:: Data section

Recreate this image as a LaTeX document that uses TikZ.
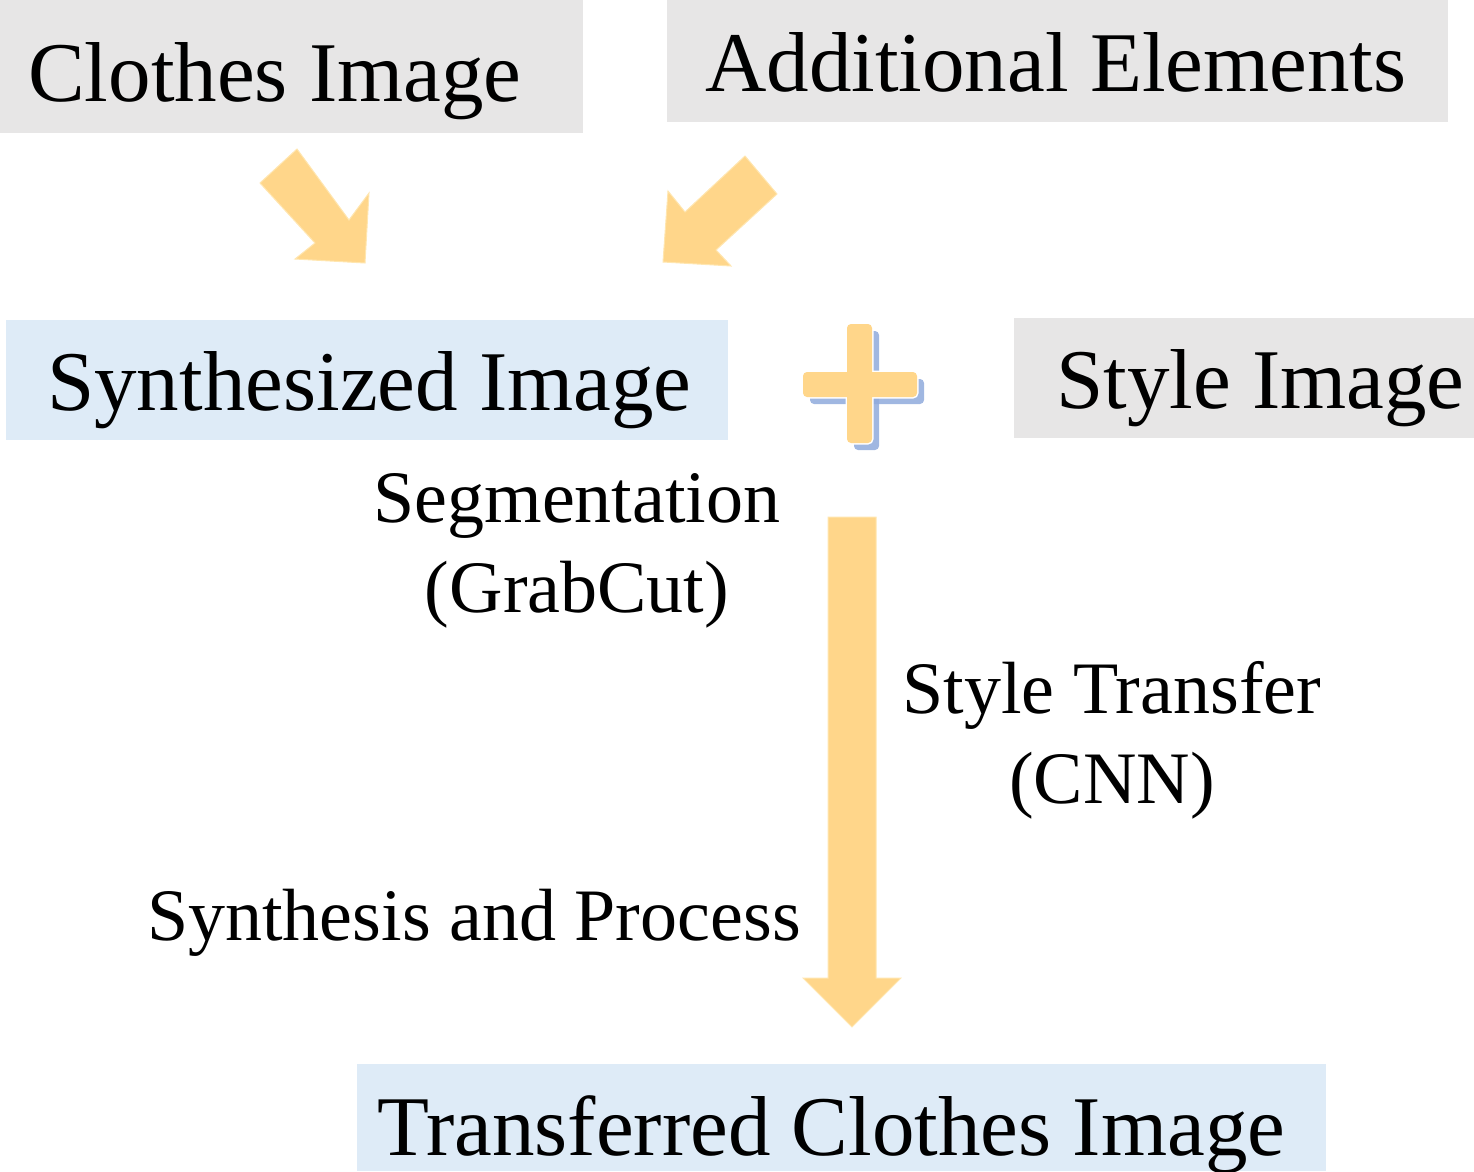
\documentclass[tikz,border=0pt]{standalone}
\usepackage{fontspec}
\setmainfont{Liberation Serif}
\definecolor{boxgray}{HTML}{E7E6E6}
\definecolor{boxblue}{HTML}{DEEBF7}
\definecolor{arrowc}{HTML}{FFD68A}
\definecolor{arrowedge}{HTML}{FFE6B0}
\definecolor{shadowc}{HTML}{8FAADC}
\begin{document}
\begin{tikzpicture}[x=1pt,y=-1pt,
  graybox/.style={fill=boxgray, draw=none, anchor=north west, inner sep=0pt},
  bluebox/.style={fill=boxblue, draw=none, anchor=north west, inner sep=0pt},
  bigtext/.style={font=\fontsize{85}{90}\selectfont, inner sep=0pt, anchor=base west},
  smalltext/.style={font=\fontsize{74}{90}\selectfont, inner sep=0pt, anchor=base},
  blockarrow/.style={fill=arrowc, draw=arrowedge, line width=1pt, line join=miter}
]
\useasboundingbox (0,0) rectangle (1474,1171);

% boxes
\node[graybox, minimum width=583pt, minimum height=133pt] (clothesbox) at (0,0) {};
\node[graybox, minimum width=781pt, minimum height=122pt] (addbox) at (667,0) {};
\node[bluebox, minimum width=722pt, minimum height=120pt] (synbox) at (6,320) {};
\node[graybox, minimum width=460pt, minimum height=120pt] (stylebox) at (1014,318) {};
\node[bluebox, minimum width=969pt, minimum height=107pt] (transbox) at (357,1064) {};

% box texts
\node[bigtext] (clothes) at (28,101) {Clothes Image};
\node[bigtext] (add) at (705,91) {Additional Elements};
\node[bigtext] (syn) at (47,410) {Synthesized Image};
\node[bigtext] (style) at (1056,408) {Style Image};
\node[bigtext] (trans) at (377,1155) {Transferred Clothes Image};

% labels
\node[smalltext] (seg1) at (577,522) {Segmentation};
\node[smalltext] (seg2) at (577,612) {(GrabCut)};
\node[smalltext] (st1) at (1112,713) {Style Transfer};
\node[smalltext] (st2) at (1112,803) {(CNN)};
\node[smalltext, anchor=base west] (synp) at (147,940) {Synthesis and Process};

% diagonal arrows
\draw[blockarrow] (260,183) -- (297,149) -- (349,220) -- (369,193) -- (365,263)
  -- (295,259) -- (315,243) -- cycle;
\draw[blockarrow] (745,156) -- (777,194) -- (716,250) -- (731,266) -- (663,262)
  -- (668,191) -- (685,212) -- cycle;

% vertical arrow
\draw[blockarrow] (828,517) -- (876,517) -- (876,978) -- (901,978) -- (852,1027)
  -- (803,978) -- (828,978) -- cycle;

% plus sign
\begin{scope}[shift={(7,7)}]
  \fill[shadowc, opacity=0.85, rounded corners=4pt] (847,324) rectangle (872,443);
  \fill[shadowc, opacity=0.85, rounded corners=4pt] (803,372) rectangle (917,397);
\end{scope}
\draw[white, line width=3pt, rounded corners=4pt] (847,324) rectangle (872,443);
\draw[white, line width=3pt, rounded corners=4pt] (803,372) rectangle (917,397);
\fill[arrowc, rounded corners=4pt] (847,324) rectangle (872,443);
\fill[arrowc, rounded corners=4pt] (803,372) rectangle (917,397);
\node[inner sep=0pt] (plus) at (860,384) {};
\end{tikzpicture}
\end{document}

::::

◆ Aim:
Return exactly what appears from the opening line of the material through the line with "minimum width=969pt, minimum", apart from the pictures.

◆ Final result:
Recreate this image as a LaTeX document that uses TikZ.
\documentclass[tikz,border=0pt]{standalone}
\usepackage{fontspec}
\setmainfont{Liberation Serif}
\definecolor{boxgray}{HTML}{E7E6E6}
\definecolor{boxblue}{HTML}{DEEBF7}
\definecolor{arrowc}{HTML}{FFD68A}
\definecolor{arrowedge}{HTML}{FFE6B0}
\definecolor{shadowc}{HTML}{8FAADC}
\begin{document}
\begin{tikzpicture}[x=1pt,y=-1pt,
  graybox/.style={fill=boxgray, draw=none, anchor=north west, inner sep=0pt},
  bluebox/.style={fill=boxblue, draw=none, anchor=north west, inner sep=0pt},
  bigtext/.style={font=\fontsize{85}{90}\selectfont, inner sep=0pt, anchor=base west},
  smalltext/.style={font=\fontsize{74}{90}\selectfont, inner sep=0pt, anchor=base},
  blockarrow/.style={fill=arrowc, draw=arrowedge, line width=1pt, line join=miter}
]
\useasboundingbox (0,0) rectangle (1474,1171);

% boxes
\node[graybox, minimum width=583pt, minimum height=133pt] (clothesbox) at (0,0) {};
\node[graybox, minimum width=781pt, minimum height=122pt] (addbox) at (667,0) {};
\node[bluebox, minimum width=722pt, minimum height=120pt] (synbox) at (6,320) {};
\node[graybox, minimum width=460pt, minimum height=120pt] (stylebox) at (1014,318) {};
\node[bluebox, minimum width=969pt, minimum height=107pt] (transbox) at (357,1064) {};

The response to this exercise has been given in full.